There are two ways to read the expression “taken in.”
One is positive. It refers to a poor wayfarer being “taken in” and given shelter.
The other is not.
There, being taken in means getting hoodwinked.
And what burns in life is when you discover that someone you thought was in the first camp turns out to be in the second.
In my experience charlatans prosper in places where people feel the most passion — in romance, religion and politics, for example. And since I write about religion, I’ve seen bamboozling and been bamboozled myself. The most recent “hoodwinking” came a couple of weeks ago when a man I looked up to was brought low by the law for cheating people. A man I saw as above reproach got “reproached” and jailed.
I felt the way the followers of Jimmy Swaggart must have felt.
Before that, I remembering writing a newspaper piece about a counselor who took troubled kids and turned them into model citizens.
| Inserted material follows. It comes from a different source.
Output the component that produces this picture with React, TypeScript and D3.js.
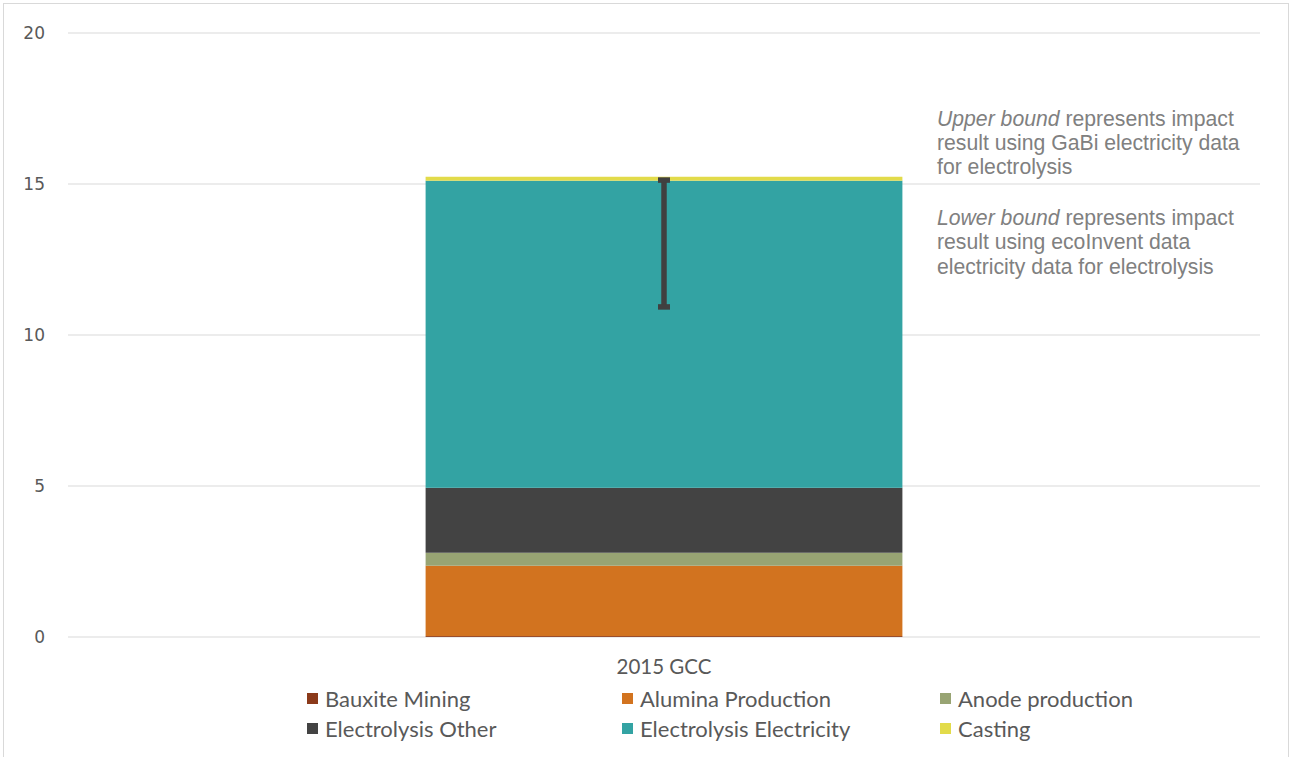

It was one of those “attaboy” articles.
A month later he was arrested for selling drugs to the kids he counseled.
Then there was local religious leader who took me “country club” golfing and shared his home and hearth with me.
He’s now in the slammer.
And worst of all was the clergyman, a friend for 30 years, whom I would have trusted with my life. He helped me walk through many storms — until he was revealed to be a pedophile.
That last experience, by the way, was almost enough to turn me into a bitter old geezer who shouts at kids and kicks stray animals.
But I knew that would be letting the losers win.
Discovering your friends have two faces is commonplace but always maddening. It can undermine a person’s confidence in his own judgment.
But what’s the alternative? Becoming a Crabby Appleton?
Fortunately, I’ve known many people who’ve proved to be exactly who they claimed to be. I know such folks are out there.
Besides, I, too, have disappointed others. I know people who felt I was as solid as Gibraltar only to learn that was gibberish. And I’ve been in relationships where all I cared about was myself.
More than once I’ve handed out advice I didn’t follow.
Still, I keep working to round myself out. And since I don’t want people to give up on me, I can’t give up on them.
More than once I’ve been “taken in” — handed a bill of goods and made to feel like a fool. But just as often I’ve been taken in, nurtured and healed because I was able to muster a mustard seed of faith in somebody else.
The last thing I want is to be the guy who gives up.
And that means not giving up on others.